Creativity is often about subtraction as much as it’s about addition – it’s really like playing Jenga. You need to pull out as many pieces as possible while still retaining the shape of the idea that you’re working on.
Or, as Austin Kleon put it his great post How to Steal Like an Artist:
The key issue is how do you know what to take out? That is where experimentation, failure and learning come in. The only way that you identify the essential pieces to keep in is through testing (prototyping). Here is how Joe McCarthy (please go read his blog, it’s awesome) put it in a comment:
And just to bring it full circle, while I agree that getting it right requires learning and skill, I believe that learning and skill often arise primarily through making lots of mistakes (i.e., being wrong alot … but with an open mind).
And that’s what I’m trying here. I gave it a go yesterday, I’m not sure if it worked, so I’m trying a different way today.
If I keep working on it, eventually I’ll get it right.
The way to make something simple is to cut out all the extra bits. But you can only know what to cut when you have a deep understanding of the system in which you’re working.
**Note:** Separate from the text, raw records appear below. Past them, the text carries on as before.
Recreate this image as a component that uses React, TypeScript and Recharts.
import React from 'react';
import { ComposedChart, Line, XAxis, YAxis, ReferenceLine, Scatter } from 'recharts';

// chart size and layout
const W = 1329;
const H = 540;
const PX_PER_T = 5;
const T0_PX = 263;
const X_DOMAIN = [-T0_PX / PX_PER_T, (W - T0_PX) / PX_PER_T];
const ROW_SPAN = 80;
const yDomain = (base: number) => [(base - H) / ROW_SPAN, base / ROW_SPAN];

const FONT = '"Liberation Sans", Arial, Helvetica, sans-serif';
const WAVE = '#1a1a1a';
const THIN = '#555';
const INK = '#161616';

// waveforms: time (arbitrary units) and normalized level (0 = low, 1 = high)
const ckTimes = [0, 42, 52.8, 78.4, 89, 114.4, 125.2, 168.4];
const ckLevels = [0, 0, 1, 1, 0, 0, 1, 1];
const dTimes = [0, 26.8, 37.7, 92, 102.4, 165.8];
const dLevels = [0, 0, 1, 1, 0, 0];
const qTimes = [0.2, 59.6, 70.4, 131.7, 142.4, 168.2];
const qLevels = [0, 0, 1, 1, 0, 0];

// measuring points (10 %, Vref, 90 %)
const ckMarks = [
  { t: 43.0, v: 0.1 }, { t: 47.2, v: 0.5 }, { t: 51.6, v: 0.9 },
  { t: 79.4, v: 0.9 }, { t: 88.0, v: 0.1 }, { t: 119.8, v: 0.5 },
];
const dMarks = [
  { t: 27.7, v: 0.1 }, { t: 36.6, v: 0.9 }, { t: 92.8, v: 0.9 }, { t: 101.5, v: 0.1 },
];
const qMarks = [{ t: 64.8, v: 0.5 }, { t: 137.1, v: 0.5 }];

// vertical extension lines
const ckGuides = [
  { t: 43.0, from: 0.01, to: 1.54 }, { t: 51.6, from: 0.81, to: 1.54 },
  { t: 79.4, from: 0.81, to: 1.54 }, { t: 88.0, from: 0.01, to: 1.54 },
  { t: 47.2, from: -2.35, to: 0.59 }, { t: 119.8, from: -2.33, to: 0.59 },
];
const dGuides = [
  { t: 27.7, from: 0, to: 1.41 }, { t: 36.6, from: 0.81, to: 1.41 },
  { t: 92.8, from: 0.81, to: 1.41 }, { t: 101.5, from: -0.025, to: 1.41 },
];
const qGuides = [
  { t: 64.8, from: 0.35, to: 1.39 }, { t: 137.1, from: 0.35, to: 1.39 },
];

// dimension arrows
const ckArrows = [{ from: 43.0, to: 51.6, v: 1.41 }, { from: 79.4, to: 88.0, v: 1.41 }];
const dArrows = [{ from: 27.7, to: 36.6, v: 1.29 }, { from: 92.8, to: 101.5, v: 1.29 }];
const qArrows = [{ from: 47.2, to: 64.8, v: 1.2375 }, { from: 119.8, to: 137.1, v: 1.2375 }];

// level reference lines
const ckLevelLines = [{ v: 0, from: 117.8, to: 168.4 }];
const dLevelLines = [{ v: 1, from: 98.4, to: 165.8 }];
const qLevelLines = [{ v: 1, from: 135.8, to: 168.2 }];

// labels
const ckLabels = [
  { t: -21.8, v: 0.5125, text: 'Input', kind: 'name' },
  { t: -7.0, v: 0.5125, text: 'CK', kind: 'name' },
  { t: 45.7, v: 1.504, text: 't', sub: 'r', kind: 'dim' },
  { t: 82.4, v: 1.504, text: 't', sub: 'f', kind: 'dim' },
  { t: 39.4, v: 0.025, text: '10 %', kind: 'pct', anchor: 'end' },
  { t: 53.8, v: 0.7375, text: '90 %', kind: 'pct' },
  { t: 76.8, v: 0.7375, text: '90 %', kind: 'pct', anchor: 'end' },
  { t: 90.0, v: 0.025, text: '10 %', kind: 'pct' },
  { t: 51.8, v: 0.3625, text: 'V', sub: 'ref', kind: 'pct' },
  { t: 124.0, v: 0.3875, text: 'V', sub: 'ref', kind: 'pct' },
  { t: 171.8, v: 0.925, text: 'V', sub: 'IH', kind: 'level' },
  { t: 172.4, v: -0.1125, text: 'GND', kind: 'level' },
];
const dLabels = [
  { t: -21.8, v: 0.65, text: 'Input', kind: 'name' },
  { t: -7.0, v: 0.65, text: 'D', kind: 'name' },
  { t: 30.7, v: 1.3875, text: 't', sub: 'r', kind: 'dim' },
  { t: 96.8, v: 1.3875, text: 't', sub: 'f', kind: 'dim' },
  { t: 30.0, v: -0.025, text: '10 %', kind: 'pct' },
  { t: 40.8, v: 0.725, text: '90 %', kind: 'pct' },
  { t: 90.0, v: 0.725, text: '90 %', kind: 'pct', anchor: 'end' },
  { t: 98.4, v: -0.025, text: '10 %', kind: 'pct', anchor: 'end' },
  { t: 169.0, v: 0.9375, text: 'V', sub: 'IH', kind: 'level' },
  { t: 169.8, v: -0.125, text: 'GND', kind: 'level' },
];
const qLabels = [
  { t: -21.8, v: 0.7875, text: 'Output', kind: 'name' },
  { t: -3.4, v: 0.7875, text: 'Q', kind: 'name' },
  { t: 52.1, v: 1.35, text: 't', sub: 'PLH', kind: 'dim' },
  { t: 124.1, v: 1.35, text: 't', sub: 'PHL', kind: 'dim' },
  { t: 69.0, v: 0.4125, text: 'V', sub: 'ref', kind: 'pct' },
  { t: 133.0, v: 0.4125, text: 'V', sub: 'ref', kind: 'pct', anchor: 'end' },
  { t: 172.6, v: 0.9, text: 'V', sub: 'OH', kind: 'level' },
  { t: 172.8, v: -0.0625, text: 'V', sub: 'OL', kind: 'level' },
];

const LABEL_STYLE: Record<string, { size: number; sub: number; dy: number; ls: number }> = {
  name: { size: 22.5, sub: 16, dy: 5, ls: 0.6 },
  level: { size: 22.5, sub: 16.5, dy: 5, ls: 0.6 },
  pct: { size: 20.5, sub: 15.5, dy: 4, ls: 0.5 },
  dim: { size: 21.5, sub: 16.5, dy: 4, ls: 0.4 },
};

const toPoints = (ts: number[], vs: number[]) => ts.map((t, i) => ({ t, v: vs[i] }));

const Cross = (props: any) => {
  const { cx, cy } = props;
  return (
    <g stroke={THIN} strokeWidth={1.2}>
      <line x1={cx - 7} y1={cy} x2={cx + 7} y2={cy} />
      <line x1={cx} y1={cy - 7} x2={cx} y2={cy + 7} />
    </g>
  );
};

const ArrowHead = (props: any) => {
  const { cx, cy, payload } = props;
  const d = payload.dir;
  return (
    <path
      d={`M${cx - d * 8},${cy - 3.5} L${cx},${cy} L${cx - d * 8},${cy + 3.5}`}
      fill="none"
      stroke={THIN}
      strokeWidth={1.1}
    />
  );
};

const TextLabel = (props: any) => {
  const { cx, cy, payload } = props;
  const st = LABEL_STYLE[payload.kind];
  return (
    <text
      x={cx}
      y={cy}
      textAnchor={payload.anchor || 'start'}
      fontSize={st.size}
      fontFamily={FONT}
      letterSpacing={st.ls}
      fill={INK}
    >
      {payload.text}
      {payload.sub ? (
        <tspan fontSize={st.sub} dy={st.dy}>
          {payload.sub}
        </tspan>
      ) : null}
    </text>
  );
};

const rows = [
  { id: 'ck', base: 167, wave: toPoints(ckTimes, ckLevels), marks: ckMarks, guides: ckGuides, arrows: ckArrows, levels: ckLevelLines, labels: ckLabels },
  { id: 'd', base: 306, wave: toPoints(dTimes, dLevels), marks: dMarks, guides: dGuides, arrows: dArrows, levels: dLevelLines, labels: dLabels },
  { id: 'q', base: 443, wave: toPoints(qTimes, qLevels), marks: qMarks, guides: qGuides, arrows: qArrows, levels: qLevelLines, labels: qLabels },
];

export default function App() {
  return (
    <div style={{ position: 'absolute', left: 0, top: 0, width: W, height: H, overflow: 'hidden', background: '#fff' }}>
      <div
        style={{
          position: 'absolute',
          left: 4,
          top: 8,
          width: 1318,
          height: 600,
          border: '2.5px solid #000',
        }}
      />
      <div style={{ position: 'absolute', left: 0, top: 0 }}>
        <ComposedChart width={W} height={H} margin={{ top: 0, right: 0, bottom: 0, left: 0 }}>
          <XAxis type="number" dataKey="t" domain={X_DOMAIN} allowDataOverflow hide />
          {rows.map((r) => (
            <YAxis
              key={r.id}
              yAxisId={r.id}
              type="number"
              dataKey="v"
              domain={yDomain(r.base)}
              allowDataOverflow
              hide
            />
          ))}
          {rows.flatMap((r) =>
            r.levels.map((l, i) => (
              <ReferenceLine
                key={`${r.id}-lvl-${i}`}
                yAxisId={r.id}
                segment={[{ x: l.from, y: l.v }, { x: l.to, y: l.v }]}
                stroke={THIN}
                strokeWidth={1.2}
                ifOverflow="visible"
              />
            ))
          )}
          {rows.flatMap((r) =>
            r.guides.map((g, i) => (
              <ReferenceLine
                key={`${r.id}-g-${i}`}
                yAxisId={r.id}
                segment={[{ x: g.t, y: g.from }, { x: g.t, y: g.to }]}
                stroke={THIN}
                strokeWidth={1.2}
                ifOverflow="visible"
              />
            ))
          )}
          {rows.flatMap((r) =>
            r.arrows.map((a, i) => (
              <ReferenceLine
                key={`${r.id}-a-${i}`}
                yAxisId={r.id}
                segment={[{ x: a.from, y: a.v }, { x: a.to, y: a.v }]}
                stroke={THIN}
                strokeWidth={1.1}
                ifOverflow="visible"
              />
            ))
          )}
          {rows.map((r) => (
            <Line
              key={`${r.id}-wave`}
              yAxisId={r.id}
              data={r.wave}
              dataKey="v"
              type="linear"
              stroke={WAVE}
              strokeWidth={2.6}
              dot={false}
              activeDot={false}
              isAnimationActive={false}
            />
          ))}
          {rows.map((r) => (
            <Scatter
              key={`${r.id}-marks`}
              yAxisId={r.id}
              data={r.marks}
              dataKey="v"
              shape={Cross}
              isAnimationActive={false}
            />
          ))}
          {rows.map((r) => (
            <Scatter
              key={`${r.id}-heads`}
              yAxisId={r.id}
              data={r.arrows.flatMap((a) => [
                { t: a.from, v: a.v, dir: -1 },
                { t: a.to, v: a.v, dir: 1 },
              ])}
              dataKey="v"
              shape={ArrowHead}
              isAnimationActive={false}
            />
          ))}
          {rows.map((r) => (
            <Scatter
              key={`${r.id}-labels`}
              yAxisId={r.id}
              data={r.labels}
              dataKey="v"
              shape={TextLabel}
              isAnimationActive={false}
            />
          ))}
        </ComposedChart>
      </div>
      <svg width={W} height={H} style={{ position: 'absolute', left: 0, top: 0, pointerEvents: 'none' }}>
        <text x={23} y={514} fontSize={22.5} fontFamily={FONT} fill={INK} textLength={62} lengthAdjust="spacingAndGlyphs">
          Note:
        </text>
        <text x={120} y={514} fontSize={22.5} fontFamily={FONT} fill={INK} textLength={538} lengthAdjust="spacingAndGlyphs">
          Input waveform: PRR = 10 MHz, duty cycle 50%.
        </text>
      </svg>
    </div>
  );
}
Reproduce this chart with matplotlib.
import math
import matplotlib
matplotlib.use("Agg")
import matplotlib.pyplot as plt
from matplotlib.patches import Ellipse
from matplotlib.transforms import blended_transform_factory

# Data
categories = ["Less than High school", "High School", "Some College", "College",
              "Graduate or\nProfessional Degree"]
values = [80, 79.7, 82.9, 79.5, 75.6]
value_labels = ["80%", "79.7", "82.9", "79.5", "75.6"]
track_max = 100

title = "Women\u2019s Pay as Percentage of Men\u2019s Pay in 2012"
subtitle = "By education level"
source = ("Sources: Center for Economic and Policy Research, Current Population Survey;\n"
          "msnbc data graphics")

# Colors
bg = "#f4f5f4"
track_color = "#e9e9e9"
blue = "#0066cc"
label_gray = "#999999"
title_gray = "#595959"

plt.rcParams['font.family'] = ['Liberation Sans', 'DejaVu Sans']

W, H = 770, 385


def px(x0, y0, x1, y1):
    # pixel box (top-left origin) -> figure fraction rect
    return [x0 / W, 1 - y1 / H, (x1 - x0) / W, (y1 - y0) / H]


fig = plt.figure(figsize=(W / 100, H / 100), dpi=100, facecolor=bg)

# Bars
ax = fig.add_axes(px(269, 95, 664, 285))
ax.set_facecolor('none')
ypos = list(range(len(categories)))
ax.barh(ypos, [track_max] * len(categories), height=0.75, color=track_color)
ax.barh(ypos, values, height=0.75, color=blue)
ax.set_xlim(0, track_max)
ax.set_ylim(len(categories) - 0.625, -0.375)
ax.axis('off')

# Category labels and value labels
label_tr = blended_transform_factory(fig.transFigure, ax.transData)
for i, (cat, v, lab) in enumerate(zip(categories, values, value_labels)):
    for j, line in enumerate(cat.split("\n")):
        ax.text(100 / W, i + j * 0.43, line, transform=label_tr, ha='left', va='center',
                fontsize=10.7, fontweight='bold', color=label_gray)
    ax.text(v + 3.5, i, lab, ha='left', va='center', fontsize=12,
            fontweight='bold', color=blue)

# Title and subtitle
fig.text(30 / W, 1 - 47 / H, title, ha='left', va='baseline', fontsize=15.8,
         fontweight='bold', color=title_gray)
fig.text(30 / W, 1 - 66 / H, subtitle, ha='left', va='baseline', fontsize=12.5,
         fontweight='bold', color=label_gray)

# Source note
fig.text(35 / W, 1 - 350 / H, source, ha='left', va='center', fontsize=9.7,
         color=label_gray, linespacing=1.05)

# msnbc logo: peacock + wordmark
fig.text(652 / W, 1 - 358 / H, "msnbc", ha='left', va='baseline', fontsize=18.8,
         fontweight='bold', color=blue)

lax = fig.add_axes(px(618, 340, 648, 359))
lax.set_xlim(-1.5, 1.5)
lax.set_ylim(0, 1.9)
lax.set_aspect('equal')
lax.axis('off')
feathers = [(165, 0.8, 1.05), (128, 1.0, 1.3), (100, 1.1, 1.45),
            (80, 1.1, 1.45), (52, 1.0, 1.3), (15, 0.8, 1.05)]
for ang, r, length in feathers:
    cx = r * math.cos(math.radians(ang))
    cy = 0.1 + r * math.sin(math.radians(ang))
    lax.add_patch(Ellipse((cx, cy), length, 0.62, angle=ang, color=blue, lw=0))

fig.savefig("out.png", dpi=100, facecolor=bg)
That’s the Jenga Theory of Creativity.
(Jenga picture from flickr/riNux under a Creative Commons License)
I agree and have approached innovation from the standpoint of us needing to find out what to take away by asking questions. And, if asking questions is necessary for us to find the best solutions then we should finally get down to asking: “What is the best question.. to ask..?” (- and that question may actually be it…?)
Thanks George. Your comment about asking the right questions is dead on. Asking better/different questions is a critical part of coming up with better ideas.